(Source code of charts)

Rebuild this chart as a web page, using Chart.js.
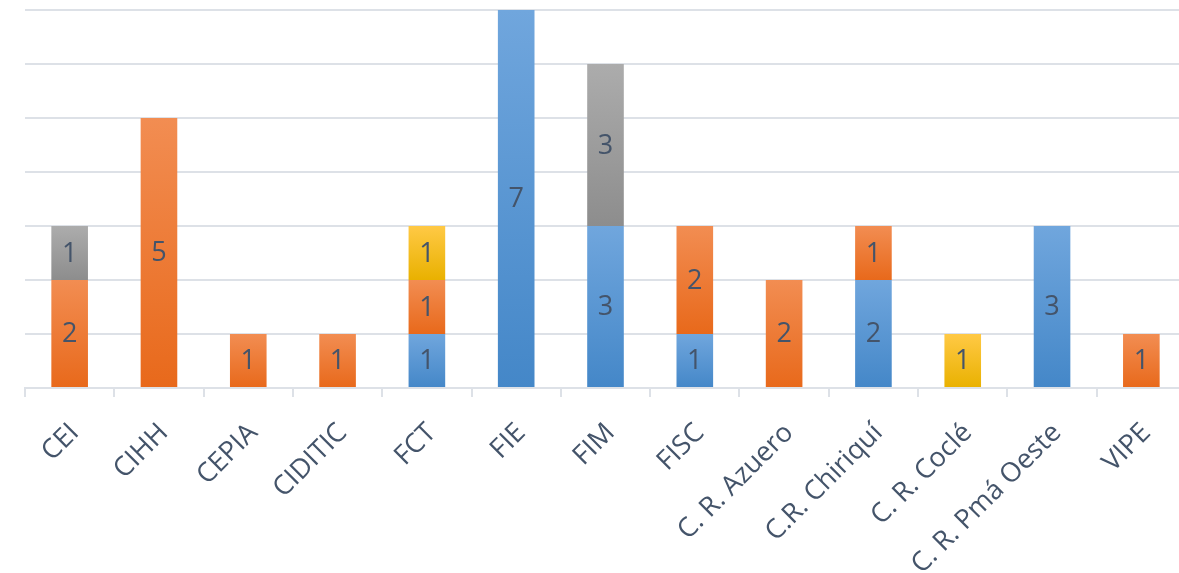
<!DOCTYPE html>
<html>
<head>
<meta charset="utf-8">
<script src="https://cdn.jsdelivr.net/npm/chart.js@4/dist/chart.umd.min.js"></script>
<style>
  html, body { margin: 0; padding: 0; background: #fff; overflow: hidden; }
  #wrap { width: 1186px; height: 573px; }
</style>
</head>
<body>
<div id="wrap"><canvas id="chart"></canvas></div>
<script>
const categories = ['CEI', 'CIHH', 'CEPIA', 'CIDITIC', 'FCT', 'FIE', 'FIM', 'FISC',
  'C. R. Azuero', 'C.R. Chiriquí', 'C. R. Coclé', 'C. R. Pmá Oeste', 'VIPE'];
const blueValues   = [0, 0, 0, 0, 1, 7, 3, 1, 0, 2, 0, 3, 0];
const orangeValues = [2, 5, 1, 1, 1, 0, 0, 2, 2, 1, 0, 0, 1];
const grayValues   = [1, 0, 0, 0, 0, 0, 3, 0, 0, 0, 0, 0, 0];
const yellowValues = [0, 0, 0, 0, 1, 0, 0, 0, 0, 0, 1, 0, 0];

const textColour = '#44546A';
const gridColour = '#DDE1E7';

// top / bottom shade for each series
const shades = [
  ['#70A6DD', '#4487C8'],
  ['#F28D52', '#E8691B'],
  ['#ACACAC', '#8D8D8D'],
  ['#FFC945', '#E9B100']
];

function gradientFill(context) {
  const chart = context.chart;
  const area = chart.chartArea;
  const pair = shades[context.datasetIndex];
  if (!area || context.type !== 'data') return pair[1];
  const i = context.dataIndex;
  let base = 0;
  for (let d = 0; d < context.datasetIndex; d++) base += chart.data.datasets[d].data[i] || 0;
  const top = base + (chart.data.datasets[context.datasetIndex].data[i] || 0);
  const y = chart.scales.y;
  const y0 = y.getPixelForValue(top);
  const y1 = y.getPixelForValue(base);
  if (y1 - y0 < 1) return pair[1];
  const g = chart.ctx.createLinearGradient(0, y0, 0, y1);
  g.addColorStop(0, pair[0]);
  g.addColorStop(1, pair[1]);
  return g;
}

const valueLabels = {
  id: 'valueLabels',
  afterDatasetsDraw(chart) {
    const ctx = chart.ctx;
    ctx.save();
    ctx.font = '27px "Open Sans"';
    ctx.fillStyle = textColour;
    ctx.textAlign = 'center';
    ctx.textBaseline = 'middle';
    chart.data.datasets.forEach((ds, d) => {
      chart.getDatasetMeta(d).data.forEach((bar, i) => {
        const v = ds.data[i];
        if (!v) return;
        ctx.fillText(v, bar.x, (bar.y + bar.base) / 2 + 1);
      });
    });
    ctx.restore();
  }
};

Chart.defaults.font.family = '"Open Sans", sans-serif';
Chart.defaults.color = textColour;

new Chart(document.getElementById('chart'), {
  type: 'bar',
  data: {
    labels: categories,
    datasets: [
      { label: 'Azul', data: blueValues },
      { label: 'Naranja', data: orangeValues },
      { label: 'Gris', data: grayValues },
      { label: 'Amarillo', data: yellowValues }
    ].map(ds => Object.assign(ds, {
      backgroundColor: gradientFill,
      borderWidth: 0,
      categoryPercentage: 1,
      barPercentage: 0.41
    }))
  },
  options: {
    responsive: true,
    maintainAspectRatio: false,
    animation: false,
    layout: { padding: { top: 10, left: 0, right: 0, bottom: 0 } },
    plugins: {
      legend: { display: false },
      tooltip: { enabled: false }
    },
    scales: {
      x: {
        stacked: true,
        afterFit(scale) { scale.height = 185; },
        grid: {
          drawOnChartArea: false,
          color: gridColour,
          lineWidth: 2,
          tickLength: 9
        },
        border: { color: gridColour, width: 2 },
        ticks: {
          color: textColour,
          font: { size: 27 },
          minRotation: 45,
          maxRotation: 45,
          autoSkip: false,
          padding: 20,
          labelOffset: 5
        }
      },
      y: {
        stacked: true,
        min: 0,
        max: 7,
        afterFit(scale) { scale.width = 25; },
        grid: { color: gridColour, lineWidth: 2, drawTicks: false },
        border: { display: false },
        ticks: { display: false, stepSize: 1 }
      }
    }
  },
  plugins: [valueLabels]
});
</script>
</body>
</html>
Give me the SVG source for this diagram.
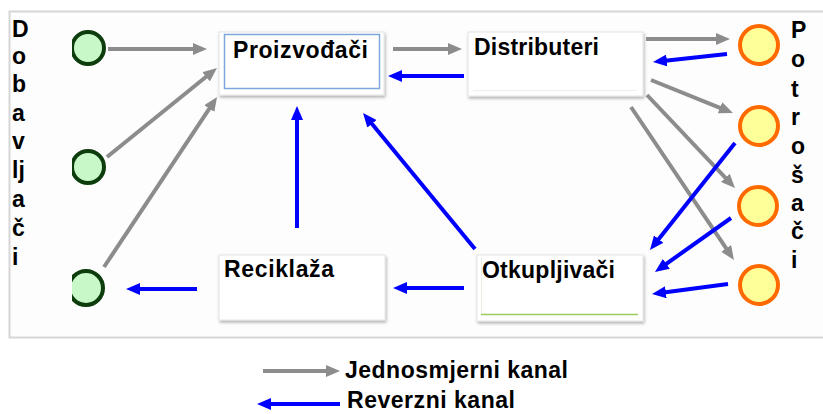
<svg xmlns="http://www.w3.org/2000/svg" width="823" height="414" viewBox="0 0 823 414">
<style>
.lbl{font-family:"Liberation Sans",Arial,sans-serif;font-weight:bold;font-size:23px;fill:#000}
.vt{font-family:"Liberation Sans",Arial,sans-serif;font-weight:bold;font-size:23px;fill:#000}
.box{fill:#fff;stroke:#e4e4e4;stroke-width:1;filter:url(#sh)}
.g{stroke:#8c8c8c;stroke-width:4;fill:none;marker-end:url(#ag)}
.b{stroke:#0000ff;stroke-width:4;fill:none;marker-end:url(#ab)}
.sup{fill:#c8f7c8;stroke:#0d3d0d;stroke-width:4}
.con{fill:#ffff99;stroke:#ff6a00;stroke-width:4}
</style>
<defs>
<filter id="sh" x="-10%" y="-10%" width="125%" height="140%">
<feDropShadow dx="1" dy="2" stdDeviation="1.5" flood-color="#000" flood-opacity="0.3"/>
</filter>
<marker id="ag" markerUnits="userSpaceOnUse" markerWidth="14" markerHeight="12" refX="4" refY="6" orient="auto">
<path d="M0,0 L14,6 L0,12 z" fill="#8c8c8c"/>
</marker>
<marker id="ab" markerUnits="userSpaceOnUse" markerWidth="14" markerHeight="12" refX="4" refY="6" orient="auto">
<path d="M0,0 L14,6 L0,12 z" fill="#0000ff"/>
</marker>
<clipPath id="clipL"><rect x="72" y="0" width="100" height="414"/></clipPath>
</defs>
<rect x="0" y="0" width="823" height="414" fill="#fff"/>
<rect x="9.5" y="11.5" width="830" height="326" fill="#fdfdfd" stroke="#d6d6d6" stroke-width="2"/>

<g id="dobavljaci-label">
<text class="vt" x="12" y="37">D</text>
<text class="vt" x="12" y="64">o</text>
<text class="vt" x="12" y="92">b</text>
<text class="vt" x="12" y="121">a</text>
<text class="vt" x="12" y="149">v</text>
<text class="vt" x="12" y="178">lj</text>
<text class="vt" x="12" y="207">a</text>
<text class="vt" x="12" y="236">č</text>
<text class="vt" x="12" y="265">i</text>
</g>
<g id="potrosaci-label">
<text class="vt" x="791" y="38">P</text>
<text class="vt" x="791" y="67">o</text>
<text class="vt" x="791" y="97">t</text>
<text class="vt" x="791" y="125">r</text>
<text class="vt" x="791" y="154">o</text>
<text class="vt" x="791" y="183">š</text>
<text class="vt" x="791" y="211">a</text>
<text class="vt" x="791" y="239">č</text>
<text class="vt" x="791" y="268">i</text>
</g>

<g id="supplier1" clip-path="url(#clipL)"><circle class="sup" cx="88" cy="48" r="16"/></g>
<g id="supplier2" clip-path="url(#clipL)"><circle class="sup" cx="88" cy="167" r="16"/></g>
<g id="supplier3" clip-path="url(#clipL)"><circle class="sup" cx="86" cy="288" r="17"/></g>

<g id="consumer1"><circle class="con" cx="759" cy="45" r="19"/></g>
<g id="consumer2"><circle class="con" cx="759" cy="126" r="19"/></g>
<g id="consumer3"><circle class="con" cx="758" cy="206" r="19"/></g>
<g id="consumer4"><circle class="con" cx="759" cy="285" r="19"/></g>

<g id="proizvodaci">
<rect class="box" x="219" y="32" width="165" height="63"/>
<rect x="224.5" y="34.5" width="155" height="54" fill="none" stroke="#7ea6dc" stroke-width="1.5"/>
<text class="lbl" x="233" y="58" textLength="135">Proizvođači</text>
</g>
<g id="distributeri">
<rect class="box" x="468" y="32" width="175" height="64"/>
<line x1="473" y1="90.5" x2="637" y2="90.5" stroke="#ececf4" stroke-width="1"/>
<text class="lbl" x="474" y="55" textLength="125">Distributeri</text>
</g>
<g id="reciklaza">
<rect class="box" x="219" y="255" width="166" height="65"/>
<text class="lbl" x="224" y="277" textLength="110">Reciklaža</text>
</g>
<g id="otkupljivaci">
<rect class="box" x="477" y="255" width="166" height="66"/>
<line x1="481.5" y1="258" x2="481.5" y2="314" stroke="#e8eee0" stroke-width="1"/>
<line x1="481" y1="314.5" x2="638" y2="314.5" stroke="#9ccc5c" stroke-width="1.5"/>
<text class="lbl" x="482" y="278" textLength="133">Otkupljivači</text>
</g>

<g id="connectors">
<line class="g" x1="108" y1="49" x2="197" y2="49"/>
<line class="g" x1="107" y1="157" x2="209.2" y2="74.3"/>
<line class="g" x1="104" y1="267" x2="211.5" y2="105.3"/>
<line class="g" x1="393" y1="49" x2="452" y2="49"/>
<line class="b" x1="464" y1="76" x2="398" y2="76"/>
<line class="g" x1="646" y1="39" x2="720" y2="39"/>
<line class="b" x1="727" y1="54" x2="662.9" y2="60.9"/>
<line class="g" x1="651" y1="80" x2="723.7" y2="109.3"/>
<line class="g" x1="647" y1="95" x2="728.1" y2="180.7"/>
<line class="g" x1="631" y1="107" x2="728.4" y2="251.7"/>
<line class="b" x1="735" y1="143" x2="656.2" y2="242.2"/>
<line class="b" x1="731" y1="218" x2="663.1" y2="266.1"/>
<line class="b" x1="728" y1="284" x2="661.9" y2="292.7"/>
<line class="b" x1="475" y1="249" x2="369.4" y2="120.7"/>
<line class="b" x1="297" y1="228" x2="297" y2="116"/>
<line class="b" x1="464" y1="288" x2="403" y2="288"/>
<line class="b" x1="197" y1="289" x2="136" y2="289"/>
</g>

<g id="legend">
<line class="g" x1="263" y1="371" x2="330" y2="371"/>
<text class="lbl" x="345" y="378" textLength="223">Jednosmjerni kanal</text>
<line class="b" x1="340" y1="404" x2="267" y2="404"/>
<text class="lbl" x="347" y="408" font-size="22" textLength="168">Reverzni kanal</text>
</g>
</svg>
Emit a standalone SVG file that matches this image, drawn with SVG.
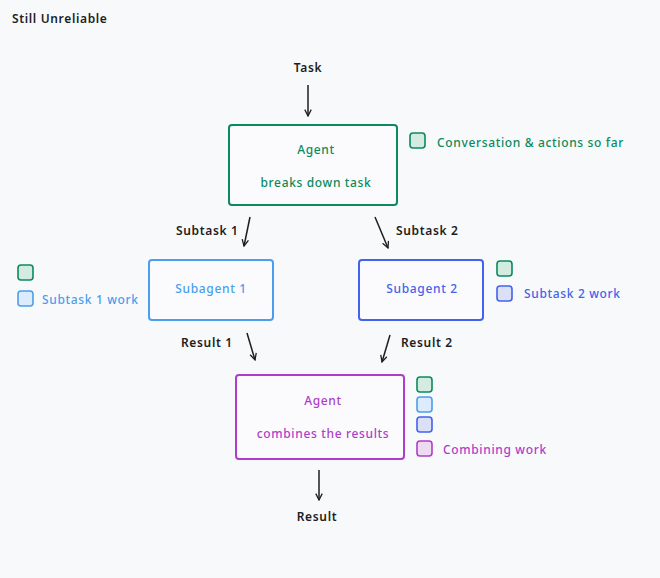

## THE REQUEST
Copy nothing but the lines from the top of the data down to the line containing "const gridColour = '#DDE1E7';", and leave the pictures out.

## TASK RESPONSE
Rebuild this chart as a web page, using Chart.js.
<!DOCTYPE html>
<html>
<head>
<meta charset="utf-8">
<script src="https://cdn.jsdelivr.net/npm/chart.js@4/dist/chart.umd.min.js"></script>
<style>
  html, body { margin: 0; padding: 0; background: #fff; overflow: hidden; }
  #wrap { width: 1186px; height: 573px; }
</style>
</head>
<body>
<div id="wrap"><canvas id="chart"></canvas></div>
<script>
const categories = ['CEI', 'CIHH', 'CEPIA', 'CIDITIC', 'FCT', 'FIE', 'FIM', 'FISC',
  'C. R. Azuero', 'C.R. Chiriquí', 'C. R. Coclé', 'C. R. Pmá Oeste', 'VIPE'];
const blueValues   = [0, 0, 0, 0, 1, 7, 3, 1, 0, 2, 0, 3, 0];
const orangeValues = [2, 5, 1, 1, 1, 0, 0, 2, 2, 1, 0, 0, 1];
const grayValues   = [1, 0, 0, 0, 0, 0, 3, 0, 0, 0, 0, 0, 0];
const yellowValues = [0, 0, 0, 0, 1, 0, 0, 0, 0, 0, 1, 0, 0];

const textColour = '#44546A';
const gridColour = '#DDE1E7';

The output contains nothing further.